An admin in the clouds

Restoring confidence by organizing chaos

You said ‘simple,’ right?

As one of the leaders in Identity Access Management (IAM) Symplified’s solution has allowed millions of end-users to connect securely to thousands of cloud-based and internal, custom applications using one login. The User Interface though, had some issues.

While Symplified does in-fact “simplify” the Identity Access Management process, there is still a vast amount of complexity that must be exposed to the various users who manage Identity Access and networks for their organization. Legacy systems using outdated protocols would need to play well with custom applications across many devices. Each of these configurations are complicated and highly interdependent. Their current User Interface (UI), while technically capable of handling most of these interactions, was built using now-outdated interface software (Adobe ColdFusion/Flex/Flash). It was the perfect time to re-build the codebase, re-think the experience, and re-align with their new branding.


False summits, lost confidence

In talking with Symplified users (administrators), one thing became very clear: Confidence is key (and it was lacking).

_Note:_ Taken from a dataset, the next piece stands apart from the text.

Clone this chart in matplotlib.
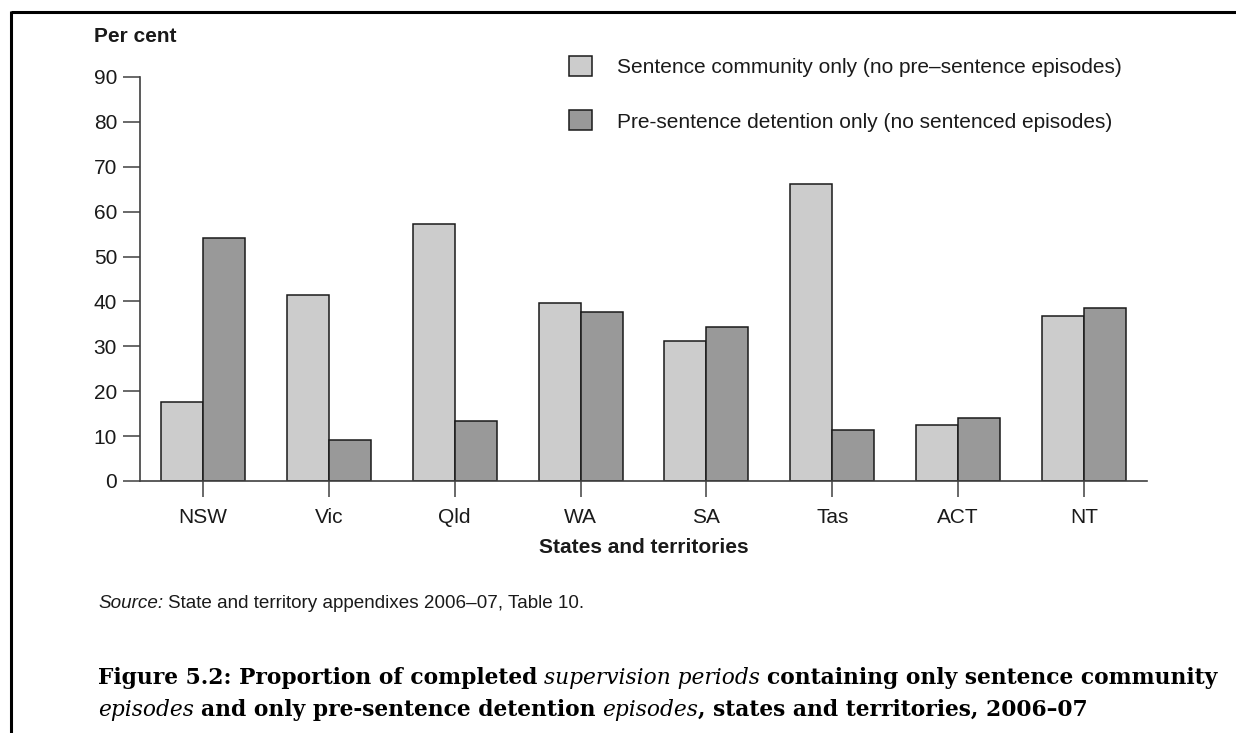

With a lot of moving parts, the risk of “breaking” something was ever-present. Just when users felt like they had a solid configuration ready to publish, we noticed a sense of defeat as non-contextualized errors appeared or form submissions failed for no obvious reason. It’s much like hiking one of Colorado’s many fourteeners; just as you reach what you perceive to be the summit, you realize there is more work to be done and you aren’t. Quite. There.

It’s what’s known as a “False Summit.”

Just when you think you are there…

Holes in the Journey

In order to take a sweeping, holistic approach to the design of the admin interface, we had to first understand the journey Symplified users took; from interest in the product, registration and onboarding, to continued maintenance and interactions. We documented this research in what’s called a “Journey Map.” This visualization highlighted gaps in the journey and any discrepancies between the first-generation product and the new version we had been asked to design. For the first time, we could visualize the chasm between tasks customers were expected to do, but were ultimately handled by support staff. The orange items in the customer row indicate items that customers should be able to accomplish on their own; instead, these were handled by Symplified.

The journey map was used to identify where the main pain-points were in the app


Organizing chaos

With our customer journey map in hand, we started looking at how the content was organized. What may have first appeared as an endless amount of configurations ended up being a little more straightforward. Connection “templates” are meant to connect with known apps (Salesforce, Google Apps, etc.) and are built, tested, verified and supplied by Symplified to their customers to ease setup. The other type are “custom” connections which the customer is required to self-configure.

Each of these connection types (templates and custom) were then organized by their protocol. What we learned is that while these protocols each had distinct configurations, they all shared some basic functionality. To better understand how to make the UI accommodate the similarities and variance between them, we mapped out the connection configuration flows for each in detail.

Restoring confidence

By grouping application connections in this new structure, subsequent interviews seemed to show an increased confidence in the product. Confidence may be hard to measure, but a willingness to explore and try things without fear of making a mistake was a strong indicator of this.

Using a stepped* approach to these configurations, users could more easily recognize patterns and familiar interface elements that helped to speed up the process. Sections that were identified as being similar in terms of functionality or input requirements were grouped together and detached from other sections and fields.

*Important note: A “Stepped” configuration doesn’t necessarily mean a “wizard.” It’s instead a way to break things up into logical chunks, include error-checking and validation, and allow a consistent flow through the various required fields. Users mentioned not wanting a “wizard” because the additional abstraction would quickly become a burden to those who knew what they were looking for.

The solution

Throughout the project, three philosophies that lead the redesign:

Ensure customers feel confident when interacting with the tool.

The lack of customer interaction seemed to come from a lack of confidence in the tool. Once new configurations were published or saved, there was little feedback informing the user of what happened (or didn’t happen). This meant the customers weren’t able to feel completely confident in their actions. Power-users went right to the command-line, and other users called support.

Give clear indication of state-changes, current status and pass/fail conditions.

To ensure confidence in the tool, we knew there needed to be a way to communicate with the user without causing alarm, or leaving questions to be answered. The interface needed to speak in plain terms, with clear messaging and contextual error indicators. All interactions were given some form of visual or textual feedback.

Keep it simple, but allow for complexity.

With power-users and basic users all using the same UI, the challenge was to keep things simple for basic configurations and allow advanced functionality only when needed. This meant taking a stepped approach to configurations where the most essential options are shown first and the more advanced options remain hidden until required.